Is there any service enabling a "Reading mode" for Chrome across devices?
The possibily best solution would be a bookmarklet. Due to same-origin constraints, it cannot load external scripts, which is why the forked Readability bookmarklet does no longer work. Neither does Readable, which was suggested in an answer.
On mobile, not all webpages are viewed in the browser directly. In these cases it would be useful for the solution to be accessible through the system-wide "Share" menu.
Browser extensions would be possible on Desktop, but come with major caveats.
- Privacy. Browser extensions have been known to get sold to or hacked by malicious companies, and thus to turn into spyware without warning, to the point that bloggers recommend against using any, if possible.

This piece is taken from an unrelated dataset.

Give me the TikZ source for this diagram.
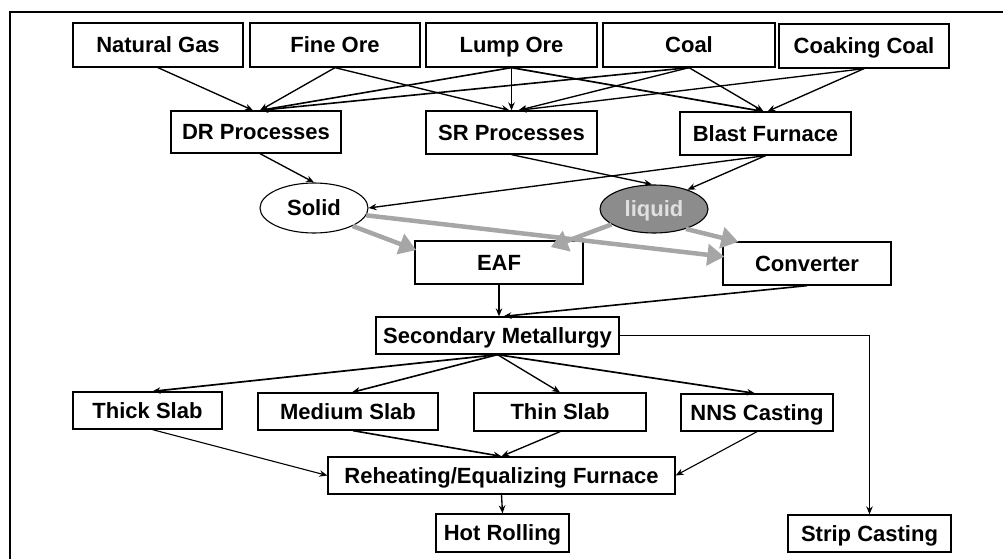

A reader-mode extension needs full access to all websites, hence they are among the extensions most vulnerable to just abuse.
- No mobile support. By their nature, extensions don't help on mobile devices, where Chrome doesn't allow any.
- Invisible distractions. Some extensions (Just Read, Purify) have been suggested. Both provide a more readable overlay over the original article, but don't replace it. As a consequence, some intrusive practices are not prevented by them -- such as CPU heavy ads, which for fairness sake I do not want to block wholesale with an adblocker.
Reference solutions, and why they don't apply.
On iOS, Safari provides a reading mode, that strips articles to the bare basic for distraction-free reading. As a bonus, it also works in apps like feedly that open an in-app Safari overlay.
Chrome on Android now implements a reading mode. Like with safari, it is offered for Chrome Custom Tabs too. Which would be great, if its heuristic agreed with me on which webpages need it. As it is, it is useful when it is offered, but it isn't offered half the time, and even inconsistent within articles of the same webpage.
Chrome on iOS devices and Windows PCs has no reading mode at all out of the box.
Why ad-blockers don't cut it.
Leaving aside the ethical conundrum of depriving websites of their income, ad-blockers don't affect non-ad distracting design choices, such as
Side-bars. Often with navigation elements and links to other articles of the website.
Overly wide lines. If columns are too wide, more frequent loss of the vertical position adds distraction.
Small font size. (especially on mobile); Zooming in results in horizontal scrolling, which is about as badly distracting as it can get. Some webpages even disable zooming in by using a meta-tag.
Floaters. Elements with a fixed on-screen position, that often significantly reduce the effective screen size and force distracting clutter into the field of view. Typically used as navigation bars (a less intrusive example being used here on stackexchange too), for social media "share" widgets (especially useless on mobile, where we have a share menu anyway), and some of the most intrusive ads (adblockers may end up blocking the content, but not the floater itself). These are typically implemented with the CSS setting
Existing extension-based solutions
Some Chrome extensions (Just Read, Purify) have been suggested.